Phil spotted the cone. "Quick," he said, fist-pumping the air as though he'd just been presented the Champions League trophy on behalf of his beloved Aston Villa FC.

I didn't feature in any Wonder Stuff videos, back in the day. Though I interviewed Miles a couple of times and saw too many of their gigs to remember: from Walsall's Junction 10 to Walsall's Bescot Stadium, from Birmingham's Hummingbird to Aston Villa Leisure Centre.

The Stuffies were the soundtrack to my youth. The acerbic Miles was one of the Black Country's finest rock Gods. He had a mane, rather than hair and he leered from the front covers of the NME, Melody Maker and Sounds – the Bibles for kids at Wilingsworth High School.

He flew around the world in fast jets, drinking too much red wine, getting off with the wrong women, thrilling thousands of fans and writing the sort of tunes that The Beatles might have written if they'd read Hunter S. Thompson – a simile that Miles himself coined as the title for their greatest hits.

I bought albums on the day of their release, playing my vinyl copy of Hup until the grooves were pretty much worn through. And I did the local-reporter-talks-to-local-rock-star thing when his band returned from their travels to play in Birmingham and Walsall.

Despite his reputation for being something of a tricky customer, Miles was never less than charming.

I can't claim the same association with The Twang, though only a fool would have missed tunes with the quality of Either Way, Two Lovers, Barney Rubble and Wide Awake. A kind of Stone-Roses-meets-Mike-Skinner-Of-The-Streets, their euphoric indie pop tunes earned them a number three debut album and have kept Phil out of a real job ever since.

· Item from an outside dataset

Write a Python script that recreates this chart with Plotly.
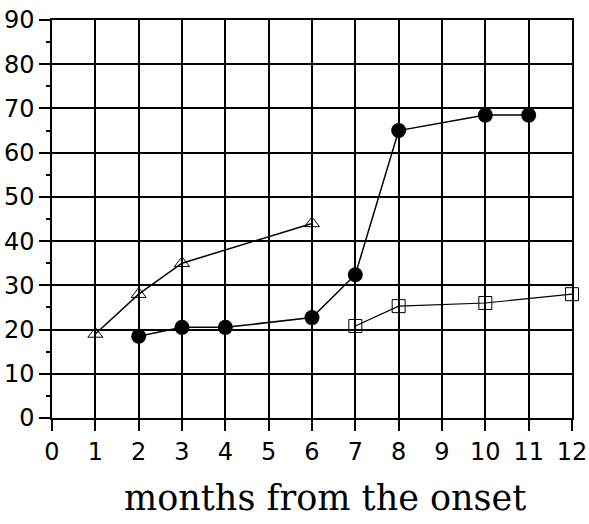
import plotly.graph_objects as go

tri_x = [1, 2, 3, 6]
tri_y = [19, 28, 35, 44]
circ_x = [2, 3, 4, 6, 7, 8, 10, 11]
circ_y = [18.5, 20.5, 20.5, 22.7, 32.4, 65, 68.5, 68.5]
sq_x = [7, 8, 10, 12]
sq_y = [20.8, 25.3, 26, 28]
x_ticks = list(range(0, 13))
y_ticks = list(range(0, 91, 10))
x_title = "months from the onset"

fig = go.Figure()
fig.add_trace(go.Scatter(x=tri_x, y=tri_y, mode="lines+markers",
                         line=dict(color="black", width=1.5),
                         marker=dict(symbol="triangle-up-open", size=13, color="black",
                                     line=dict(width=1)),
                         cliponaxis=False))
fig.add_trace(go.Scatter(x=circ_x, y=circ_y, mode="lines+markers",
                         line=dict(color="black", width=1.5),
                         marker=dict(symbol="circle", size=15, color="black"),
                         cliponaxis=False))
fig.add_trace(go.Scatter(x=sq_x, y=sq_y, mode="lines+markers",
                         line=dict(color="black", width=1.2),
                         marker=dict(symbol="square-open", size=13, color="black",
                                     line=dict(width=1)),
                         cliponaxis=False))

fig.update_layout(
    width=589, height=524,
    margin=dict(l=52, r=17, t=20, b=106, autoexpand=False),
    paper_bgcolor="white", plot_bgcolor="white",
    showlegend=False,
    font=dict(family="DejaVu Sans", color="black", size=24),
    annotations=[dict(text=x_title, xref="paper", yref="paper",
                      x=0.525, y=-0.2, xanchor="center", yanchor="middle",
                      showarrow=False,
                      font=dict(family="DejaVu Serif", size=35, color="black"))],
)
fig.update_xaxes(range=[0, 12], tickvals=x_ticks, ticktext=[str(v) for v in x_ticks],
                 showgrid=True, gridcolor="black", gridwidth=1.5,
                 showline=True, linecolor="black", linewidth=1.5, mirror=True,
                 ticks="outside", ticklen=11, tickcolor="black", tickwidth=1.5,
                 zeroline=False, automargin=False)
fig.update_yaxes(range=[0, 90], tickvals=y_ticks, ticktext=[str(v) for v in y_ticks],
                 showgrid=True, gridcolor="black", gridwidth=1.5,
                 showline=True, linecolor="black", linewidth=1.5, mirror=True,
                 ticks="outside", ticklen=11, tickcolor="black", tickwidth=1.5,
                 zeroline=False, automargin=False,
                 minor=dict(dtick=5, tick0=0, ticks="outside", ticklen=4,
                            tickcolor="black", showgrid=False))

fig.write_html("out.html")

And now their two worlds are colliding. The Stuffies and The Twang will headline Wolverhampton's Wulfrun Hall on July 5.

Phil is looking forward to playing – but he's looking forward to watching one of his favourite bands even more.

"Once we're off stage, I'll be straight back down the front, beer in hand, dancing."

Phil might even bring a traffic cone. And so might the rest of us. Hup.